How does Spark decide stages and tasks during execution of a Job?
Let’s see this with an example. Here is our series of instructions in our Spark code. Let’s see how Spark decide on stages and tasks with the below set of instructions.
- READ dataset_X
- FILTER on dataset_X
- MAP operation on dataset_X
- READ dataset_Y
- MAP operation on dataset_Y
- JOIN dataset_X and dataset_Y
- FILTER on joined dataset
- SAVE the output
Stages
Spark will create a stage for each dataset
All consecutive narrow transformations (for eg. FILTER, MAP etc.) will be grouped together inside the stage
Spark will create a stage when it encounter a wide transformation (for eg.
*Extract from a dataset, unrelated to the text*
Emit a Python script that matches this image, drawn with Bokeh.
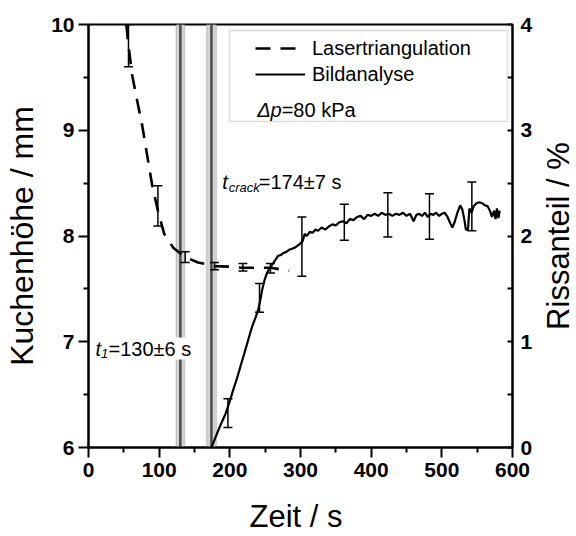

JOIN, reduceByKey etc.).
For the above set of instructions, Spark will create 3 stages –
First stage – Instructions 1, 2 and 3
Second stage – Instructions 4 and 5
Third stage – Instructions 6, 7 and 8
Tasks
Spark creates a task to execute a set of instructions inside a stage.
Number of tasks equals the number of partitions in a dataset.
Task execute all consecutive narrow transformations inside a stage – it is called pipelining.
Task in first stage will execute instructions 1, 2 and 3
Task in second stage will execute instructions 4 and 5
Task in the third stage will execute instructions 6, 7 and 8.